INSIDE - Pathfinder's interior was made with user-friendliness in mind. The comfortable and supportive front bucket seats are similar to those used in Nissan's Maxima sedan, and are positioned high to give a tall-in-the-saddle feeling. The rear seating is comfortable for two passengers, but crowding three across in back is best left for short jaunts. Hauling cargo is handled by tilting the rear seat's bottom cushion forward, then folding the split seatback forward into the vacated seat well. A 4X8 sheet of plywood can be hauled inside, though it will rest atop the wheel wells and protrude out the tailgate. Standard Pathfinder SE interior features include a 60/40 split rear seat, 160-watt AM/FM/CD player, power windows, antenna, mirrors (also heated) and door locks, cruise control, remote keyless entry, and a rear window wiper/washer.

ON THE ROAD - Pathfinder's 3.3 liter V6 engine uses single overhead camshafts to produce 168 horsepower and 196 lb-ft of torque. It gives good off-the-line acceleration and good power to merge into freeway traffic. Also, over 90 percent of Pathfinder's torque comes on by the time the engine spins to 1500 rpm. This means that Pathfinder drivers need not rev the engine high to get good acceleration, or, in many cases, good pulling power while towing. The optional limited slip rear differential in our test vehicle provides extra traction on slippery roads, or on a great summer day, a slippery boat ramp.

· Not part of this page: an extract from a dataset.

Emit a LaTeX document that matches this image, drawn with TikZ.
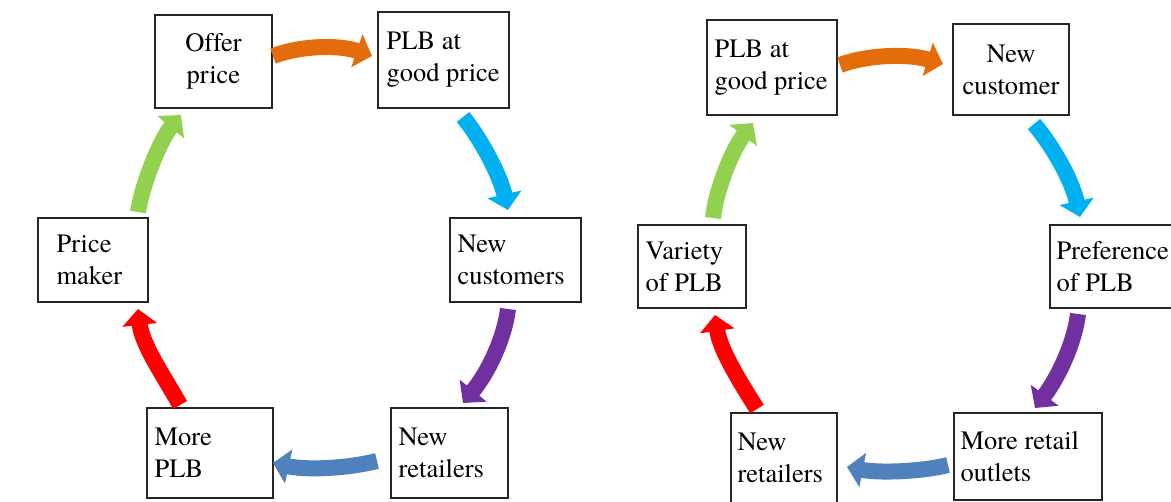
\documentclass[tikz,border=0pt]{standalone}
\usepackage{fontspec}
\setmainfont{TeX Gyre Termes}
\newfontfamily\tnrfont[Ligatures=NoCommon]{TeX Gyre Termes}
\usetikzlibrary{arrows.meta}
\definecolor{corange}{RGB}{228,108,10}
\definecolor{ccyan}{RGB}{0,176,240}
\definecolor{cpurple}{RGB}{112,48,160}
\definecolor{csteel}{RGB}{79,129,189}
\definecolor{cred}{RGB}{255,0,0}
\definecolor{cgreen}{RGB}{146,208,80}
\begin{document}
\begin{tikzpicture}[x=1pt,y=-1pt,
  box/.style={draw=black!85, line width=1.3pt, rectangle, inner sep=0pt},
  txt/.style={inner sep=0pt, font=\tnrfont\fontsize{26.5pt}{32pt}\selectfont},
  arr/.style={line width=16pt, -{Triangle[width=34pt,length=16pt]}}]
\clip (0,0) rectangle (1171,502);
\fill[white] (0,0) rectangle (1171,502);

% ---------- left cycle: boxes ----------
\node[box, minimum width=117pt, minimum height=93pt] (op)   at (213.5,61.5) {};
\node[box, minimum width=131pt, minimum height=96pt] (plbL) at (443.5,60) {};
\node[box, minimum width=131pt, minimum height=84pt] (ncL)  at (515.5,260) {};
\node[box, minimum width=117pt, minimum height=90pt] (nrL)  at (449.5,453) {};
\node[box, minimum width=126pt, minimum height=90pt] (mp)   at (210,453) {};
\node[box, minimum width=110pt, minimum height=84pt] (pm)   at (93,260) {};

\node[txt, align=center] (opt) at (op.center) {Offer\\price};
\node[txt, align=left, anchor=west] (plbLt) at ([xshift=9pt]plbL.west) {PLB at\\good price};
\node[txt, align=left, anchor=west] (ncLt) at ([xshift=8pt]ncL.west) {New\\customers};
\node[txt, align=left, anchor=west] (nrLt) at ([xshift=8pt]nrL.west) {New\\retailers};
\node[txt, align=left, anchor=west] (mpt) at ([xshift=8pt]mp.west) {More\\PLB};
\node[txt, align=left, anchor=west] (pmt) at ([xshift=19pt]pm.west) {Price\\maker};

% ---------- right cycle: boxes ----------
\node[box, minimum width=130pt, minimum height=95pt] (plbR) at (772,67.5) {};
\node[box, minimum width=116pt, minimum height=91pt] (ncR)  at (1011,69.5) {};
\node[box, minimum width=135pt, minimum height=83pt] (pref) at (1117.5,266.5) {};
\node[box, minimum width=148pt, minimum height=87pt] (mro)  at (1028,456.5) {};
\node[box, minimum width=106pt, minimum height=90pt] (nrR)  at (784,458) {};
\node[box, minimum width=108pt, minimum height=83pt] (var)  at (692,266.5) {};

\node[txt, align=left, anchor=west] (plbRt) at ([xshift=8pt]plbR.west) {PLB at\\good price};
\node[txt, align=center] (ncRt) at (ncR.center) {New\\customer};
\node[txt, align=left, anchor=west] (preft) at ([xshift=7pt]pref.west) {Preference\\of PLB};
\node[txt, align=left, anchor=west] (mrot) at ([xshift=7pt]mro.west) {More retail\\outlets};
\node[txt, align=left, anchor=west] (nrRt) at ([xshift=7pt]nrR.west) {New\\retailers};
\node[txt, align=left, anchor=west] (vart) at ([xshift=8pt]var.west) {Variety\\of PLB};

% ---------- arrow end points ----------
\coordinate (l1s) at (273,56);   \coordinate (l1e) at (372,56);
\coordinate (l2s) at (463,117);  \coordinate (l2e) at (508,210);
\coordinate (l3s) at (508,309);  \coordinate (l3e) at (463,403);
\coordinate (l4s) at (377,461);  \coordinate (l4e) at (273,463);
\coordinate (l5s) at (180,405);  \coordinate (l5e) at (138,309);
\coordinate (l6s) at (138,212);  \coordinate (l6e) at (181,115);

\coordinate (r1s) at (840,65);   \coordinate (r1e) at (943,64);
\coordinate (r2s) at (1034,124); \coordinate (r2e) at (1080,217);
\coordinate (r3s) at (1078,314); \coordinate (r3e) at (1035,408);
\coordinate (r4s) at (948,465);  \coordinate (r4e) at (847,467);
\coordinate (r5s) at (757,409);  \coordinate (r5e) at (715,315);
\coordinate (r6s) at (713,218);  \coordinate (r6e) at (753,123);

% ---------- left cycle: arrows ----------
\draw[arr, corange] (l1s) .. controls (303,45) and (340,45) .. (l1e);
\draw[arr, ccyan]   (l2s) .. controls (481,139) and (500,175) .. (l2e);
\draw[arr, cpurple] (l3s) .. controls (505,335) and (490,370) .. (l3e);
\draw[arr, csteel]  (l4s) .. controls (345,469) and (305,470) .. (l4e);
\draw[arr, cred]    (l5s) .. controls (165,378) and (142,345) .. (l5e);
\draw[arr, cgreen]  (l6s) .. controls (142,185) and (160,140) .. (l6e);

% ---------- right cycle: arrows ----------
\draw[arr, corange] (r1s) .. controls (870,54) and (910,54) .. (r1e);
\draw[arr, ccyan]   (r2s) .. controls (1052,145) and (1072,180) .. (r2e);
\draw[arr, cpurple] (r3s) .. controls (1075,340) and (1060,375) .. (r3e);
\draw[arr, csteel]  (r4s) .. controls (920,472) and (878,473) .. (r4e);
\draw[arr, cred]    (r5s) .. controls (740,382) and (720,350) .. (r5e);
\draw[arr, cgreen]  (r6s) .. controls (716,190) and (732,150) .. (r6e);
\end{tikzpicture}
\end{document}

Our five-speed manual transmission is the standard Pathfinder gearbox, but we wished our test vehicle had come with the more popular four-speed automatic. Equipped with the automatic, the Pathfinder is rated to tow up to 5000 pound - 1500 pounds more than the stick-shift version.

BEHIND THE WHEEL - Pathfinder underpinnings use an independent front suspension with MacPherson struts and a solid rear axle setup. Both ends ride of soft coil springs and use anti-roll bars to keep the vehicle flat in the corners. The ride is exceptionally smooth on the road, and can handle relatively rough backcountry trails. Body roll in minimal, and the rack-and-pinion steering is nicely weighted. It uses a part-time 4WD system that can be activated up to 50 mph, which comes in handy on alternating patches of snow and ice. All Pathfinder models use front disc and rear drum brakes, with a sophisticated anti-lock braking system (ABS) as standard equipment. This system is designed to lower braking distances on loose dirt or gravel by measuring the amount of "skimming" inherent with conventional ABS systems in action on loose gravel or dirt. We feel however, that four-wheel disc brakes should be offered as either standard or optional equipment, as they were with the 1988 model.

SAFETY - Dual airbags, ABS and side impact beams are standard.

OPTIONS - Its off-road package added black exterior trim, and a limited slip rear differential for $249. The sunroof is a $999 extra, while the automatic climate control is $1199.